Begin

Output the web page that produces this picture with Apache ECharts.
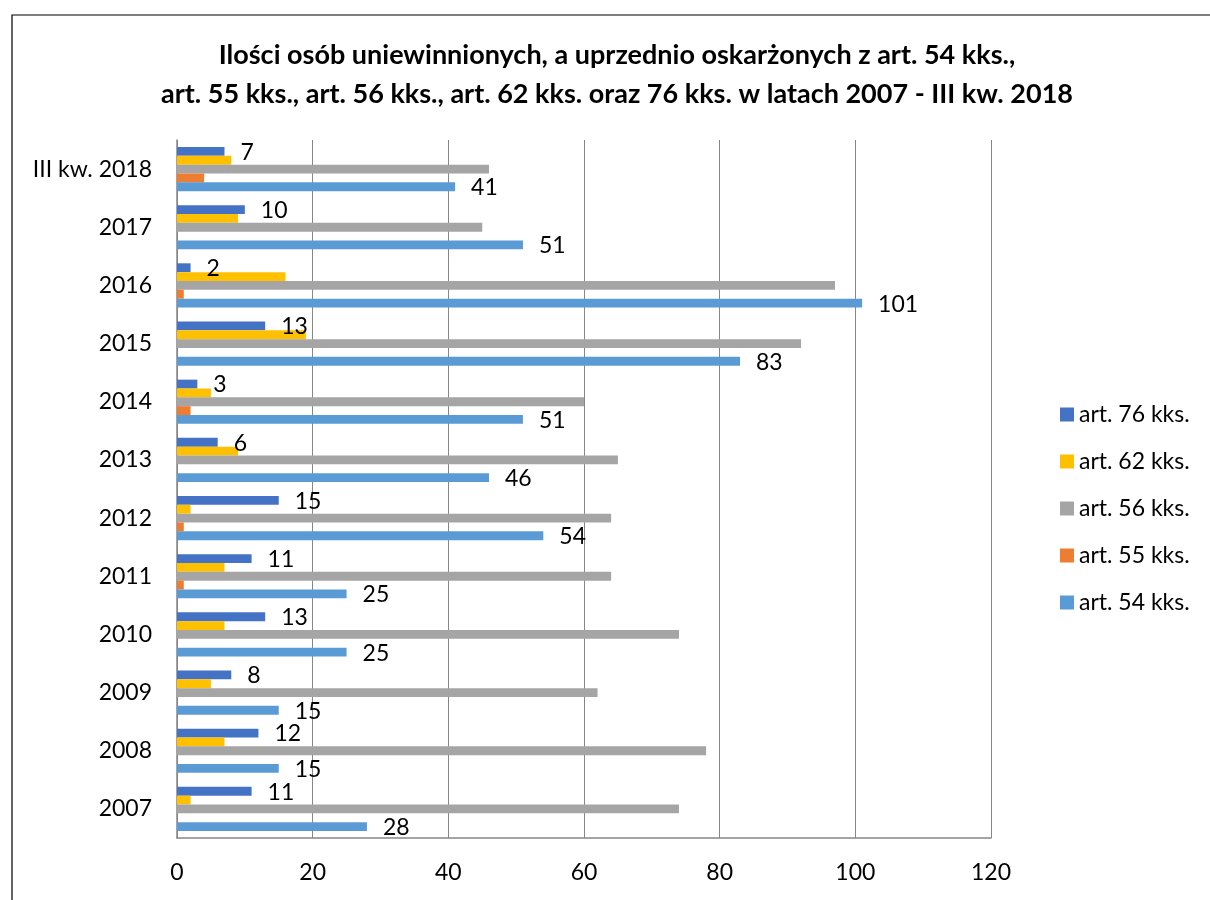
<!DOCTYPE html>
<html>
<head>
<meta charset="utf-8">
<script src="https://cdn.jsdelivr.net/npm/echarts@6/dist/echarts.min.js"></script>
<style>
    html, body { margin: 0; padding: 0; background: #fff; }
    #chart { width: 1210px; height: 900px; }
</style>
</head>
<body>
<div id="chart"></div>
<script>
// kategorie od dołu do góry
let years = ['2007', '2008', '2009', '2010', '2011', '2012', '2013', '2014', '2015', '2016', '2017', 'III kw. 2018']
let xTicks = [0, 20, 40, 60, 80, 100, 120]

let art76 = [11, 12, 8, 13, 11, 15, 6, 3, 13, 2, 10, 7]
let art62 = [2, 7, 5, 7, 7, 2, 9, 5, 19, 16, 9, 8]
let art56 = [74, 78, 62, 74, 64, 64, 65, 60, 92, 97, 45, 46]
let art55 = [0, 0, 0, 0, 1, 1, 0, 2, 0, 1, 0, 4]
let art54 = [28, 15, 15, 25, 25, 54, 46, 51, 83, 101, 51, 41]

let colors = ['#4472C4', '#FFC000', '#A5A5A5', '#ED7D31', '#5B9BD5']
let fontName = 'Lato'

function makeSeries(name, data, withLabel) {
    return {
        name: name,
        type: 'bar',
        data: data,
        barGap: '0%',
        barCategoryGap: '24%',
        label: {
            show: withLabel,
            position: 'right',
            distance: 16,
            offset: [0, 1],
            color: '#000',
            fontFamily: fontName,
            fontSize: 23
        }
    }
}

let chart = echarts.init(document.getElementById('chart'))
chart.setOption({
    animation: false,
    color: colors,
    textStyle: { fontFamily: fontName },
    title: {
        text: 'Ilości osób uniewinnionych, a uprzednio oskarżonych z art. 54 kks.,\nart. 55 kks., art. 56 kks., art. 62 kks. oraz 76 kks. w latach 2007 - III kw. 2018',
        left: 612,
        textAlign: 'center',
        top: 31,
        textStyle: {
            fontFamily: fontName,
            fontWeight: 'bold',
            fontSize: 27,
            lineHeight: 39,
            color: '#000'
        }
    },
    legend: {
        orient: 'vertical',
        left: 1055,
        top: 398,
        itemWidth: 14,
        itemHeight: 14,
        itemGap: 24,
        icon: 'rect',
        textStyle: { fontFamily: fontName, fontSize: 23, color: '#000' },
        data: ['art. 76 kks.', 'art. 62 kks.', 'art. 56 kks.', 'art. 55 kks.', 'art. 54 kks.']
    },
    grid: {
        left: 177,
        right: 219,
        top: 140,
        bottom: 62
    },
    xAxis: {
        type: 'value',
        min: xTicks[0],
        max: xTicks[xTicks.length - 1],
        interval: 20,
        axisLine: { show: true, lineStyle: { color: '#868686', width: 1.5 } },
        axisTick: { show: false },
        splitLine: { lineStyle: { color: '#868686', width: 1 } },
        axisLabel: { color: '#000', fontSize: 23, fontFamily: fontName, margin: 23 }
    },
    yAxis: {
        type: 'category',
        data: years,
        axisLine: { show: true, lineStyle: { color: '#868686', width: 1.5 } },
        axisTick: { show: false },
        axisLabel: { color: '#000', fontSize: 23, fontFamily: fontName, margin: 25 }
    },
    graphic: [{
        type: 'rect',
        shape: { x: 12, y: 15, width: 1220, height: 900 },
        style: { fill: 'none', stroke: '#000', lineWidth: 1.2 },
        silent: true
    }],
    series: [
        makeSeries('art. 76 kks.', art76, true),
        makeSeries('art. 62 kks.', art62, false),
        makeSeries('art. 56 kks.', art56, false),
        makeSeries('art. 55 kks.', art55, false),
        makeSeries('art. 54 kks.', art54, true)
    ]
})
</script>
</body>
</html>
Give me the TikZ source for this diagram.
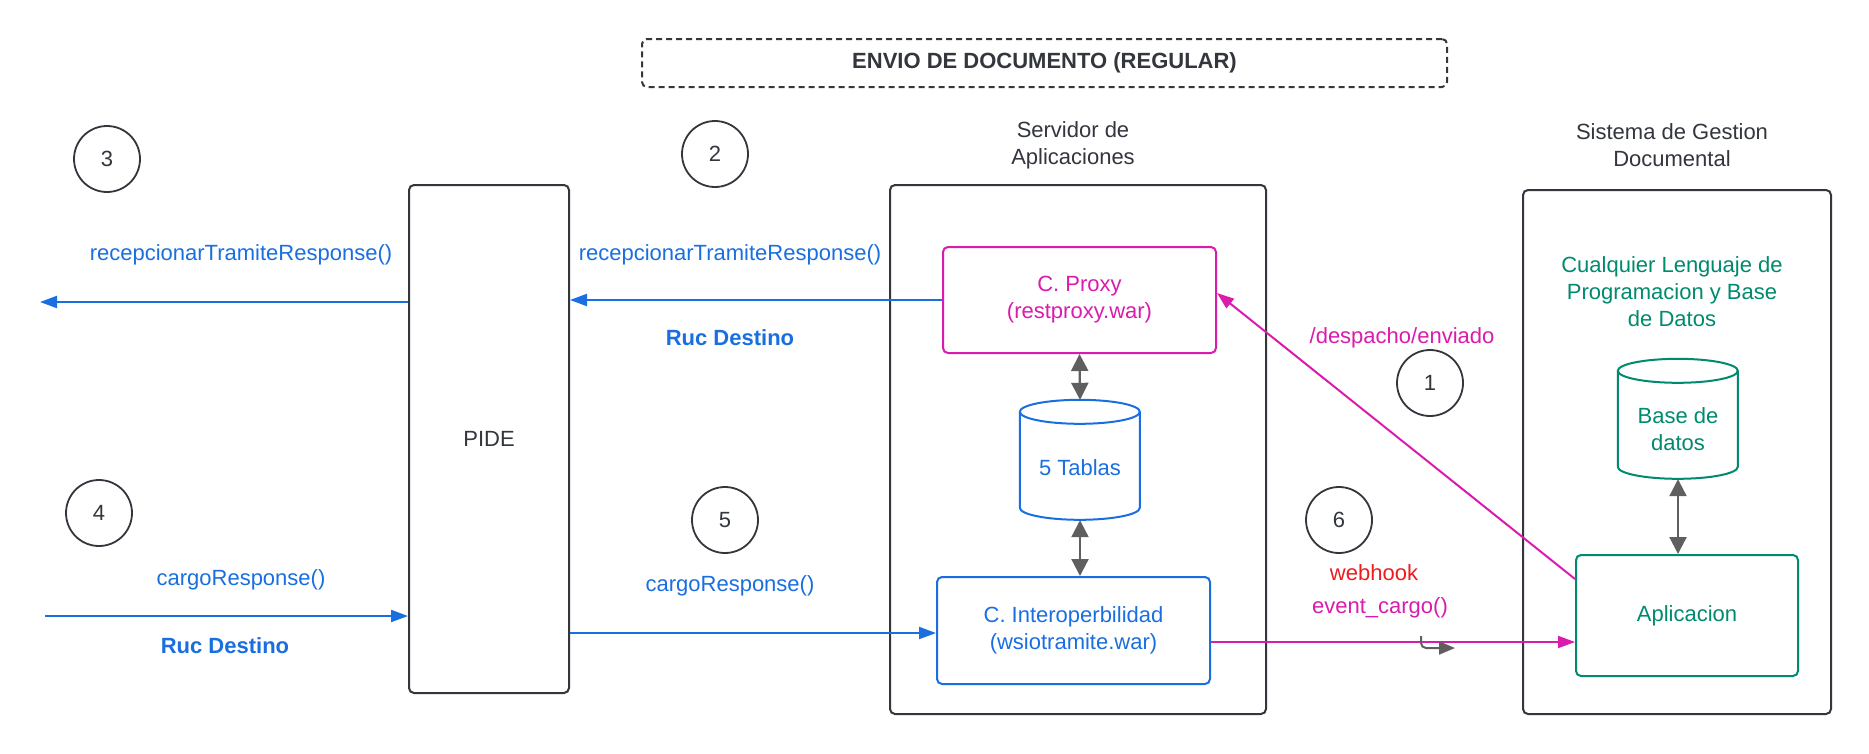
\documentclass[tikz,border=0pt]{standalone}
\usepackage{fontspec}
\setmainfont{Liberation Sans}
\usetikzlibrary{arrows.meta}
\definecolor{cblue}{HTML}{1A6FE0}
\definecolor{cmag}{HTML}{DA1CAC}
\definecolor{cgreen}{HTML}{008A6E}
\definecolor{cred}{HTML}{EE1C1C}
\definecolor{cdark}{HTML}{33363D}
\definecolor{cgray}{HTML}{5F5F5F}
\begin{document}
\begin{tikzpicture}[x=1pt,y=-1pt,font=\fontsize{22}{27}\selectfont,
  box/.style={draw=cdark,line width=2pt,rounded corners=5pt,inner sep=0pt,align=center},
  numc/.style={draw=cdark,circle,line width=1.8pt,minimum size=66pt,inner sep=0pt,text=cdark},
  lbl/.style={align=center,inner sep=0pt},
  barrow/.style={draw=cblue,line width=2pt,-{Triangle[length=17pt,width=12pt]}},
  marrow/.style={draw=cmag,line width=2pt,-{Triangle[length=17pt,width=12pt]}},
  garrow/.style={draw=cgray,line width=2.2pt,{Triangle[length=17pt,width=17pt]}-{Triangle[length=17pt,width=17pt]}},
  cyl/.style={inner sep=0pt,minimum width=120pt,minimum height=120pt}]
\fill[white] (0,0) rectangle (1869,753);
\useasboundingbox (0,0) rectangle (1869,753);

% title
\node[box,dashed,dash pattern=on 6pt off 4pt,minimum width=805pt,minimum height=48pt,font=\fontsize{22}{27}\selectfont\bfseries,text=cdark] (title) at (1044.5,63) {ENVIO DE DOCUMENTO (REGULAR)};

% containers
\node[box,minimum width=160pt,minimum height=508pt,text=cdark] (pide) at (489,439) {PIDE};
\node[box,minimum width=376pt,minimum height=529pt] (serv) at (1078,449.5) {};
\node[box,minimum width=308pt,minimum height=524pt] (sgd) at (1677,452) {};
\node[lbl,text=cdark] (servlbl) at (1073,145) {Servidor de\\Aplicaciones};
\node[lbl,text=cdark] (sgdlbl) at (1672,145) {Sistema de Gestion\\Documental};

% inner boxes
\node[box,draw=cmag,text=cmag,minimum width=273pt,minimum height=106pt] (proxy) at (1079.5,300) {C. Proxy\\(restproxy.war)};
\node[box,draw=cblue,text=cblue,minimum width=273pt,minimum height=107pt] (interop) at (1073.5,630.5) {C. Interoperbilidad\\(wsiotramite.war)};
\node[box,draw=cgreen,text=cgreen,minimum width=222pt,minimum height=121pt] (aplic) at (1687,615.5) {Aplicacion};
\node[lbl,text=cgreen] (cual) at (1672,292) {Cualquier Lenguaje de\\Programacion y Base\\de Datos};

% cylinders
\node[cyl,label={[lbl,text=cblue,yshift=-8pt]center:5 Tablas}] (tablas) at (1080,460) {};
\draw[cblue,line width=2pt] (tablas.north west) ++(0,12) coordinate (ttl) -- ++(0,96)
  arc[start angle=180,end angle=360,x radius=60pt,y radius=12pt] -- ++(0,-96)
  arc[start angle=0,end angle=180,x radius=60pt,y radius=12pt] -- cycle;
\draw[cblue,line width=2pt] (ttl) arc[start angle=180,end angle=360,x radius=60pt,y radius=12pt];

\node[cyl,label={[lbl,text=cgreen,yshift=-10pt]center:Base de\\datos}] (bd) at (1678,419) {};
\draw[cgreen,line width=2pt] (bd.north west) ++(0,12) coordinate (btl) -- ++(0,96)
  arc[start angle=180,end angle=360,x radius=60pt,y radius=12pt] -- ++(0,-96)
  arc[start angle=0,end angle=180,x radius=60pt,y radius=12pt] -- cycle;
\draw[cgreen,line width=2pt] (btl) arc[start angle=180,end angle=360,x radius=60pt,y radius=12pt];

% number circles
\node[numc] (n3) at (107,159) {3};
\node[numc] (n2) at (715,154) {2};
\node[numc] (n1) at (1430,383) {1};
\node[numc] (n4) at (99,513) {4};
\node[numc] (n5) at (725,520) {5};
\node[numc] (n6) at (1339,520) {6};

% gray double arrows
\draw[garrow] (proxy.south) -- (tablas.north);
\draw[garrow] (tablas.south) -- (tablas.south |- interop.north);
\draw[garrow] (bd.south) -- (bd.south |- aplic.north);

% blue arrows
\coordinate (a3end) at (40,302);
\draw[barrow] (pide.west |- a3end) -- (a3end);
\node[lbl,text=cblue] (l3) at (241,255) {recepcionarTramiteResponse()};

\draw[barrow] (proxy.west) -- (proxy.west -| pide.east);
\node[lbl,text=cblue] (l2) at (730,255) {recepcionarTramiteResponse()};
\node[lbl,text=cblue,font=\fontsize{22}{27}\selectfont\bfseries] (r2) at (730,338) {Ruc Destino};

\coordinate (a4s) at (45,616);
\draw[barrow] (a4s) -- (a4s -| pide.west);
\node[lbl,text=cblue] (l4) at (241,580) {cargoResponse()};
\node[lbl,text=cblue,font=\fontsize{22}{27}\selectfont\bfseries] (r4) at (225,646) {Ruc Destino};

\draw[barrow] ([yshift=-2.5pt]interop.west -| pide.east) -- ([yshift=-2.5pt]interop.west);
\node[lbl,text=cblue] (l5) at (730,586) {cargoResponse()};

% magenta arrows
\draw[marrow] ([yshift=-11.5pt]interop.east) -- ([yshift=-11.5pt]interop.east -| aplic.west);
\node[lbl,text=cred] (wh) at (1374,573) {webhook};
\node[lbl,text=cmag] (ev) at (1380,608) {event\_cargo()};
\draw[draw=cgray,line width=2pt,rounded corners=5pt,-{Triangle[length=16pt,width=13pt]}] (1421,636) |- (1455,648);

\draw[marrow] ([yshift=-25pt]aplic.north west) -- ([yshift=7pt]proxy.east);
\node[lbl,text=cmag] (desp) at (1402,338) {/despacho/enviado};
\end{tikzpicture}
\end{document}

End

▶ What to produce:
Only the lines from the start of the material through the line containing "let xTicks = [0, 20, 40, 60, 80, 100, 120]" should be transcribed. Pictures stay out.

▶ Correct result:
Output the web page that produces this picture with Apache ECharts.
<!DOCTYPE html>
<html>
<head>
<meta charset="utf-8">
<script src="https://cdn.jsdelivr.net/npm/echarts@6/dist/echarts.min.js"></script>
<style>
    html, body { margin: 0; padding: 0; background: #fff; }
    #chart { width: 1210px; height: 900px; }
</style>
</head>
<body>
<div id="chart"></div>
<script>
// kategorie od dołu do góry
let years = ['2007', '2008', '2009', '2010', '2011', '2012', '2013', '2014', '2015', '2016', '2017', 'III kw. 2018']
let xTicks = [0, 20, 40, 60, 80, 100, 120]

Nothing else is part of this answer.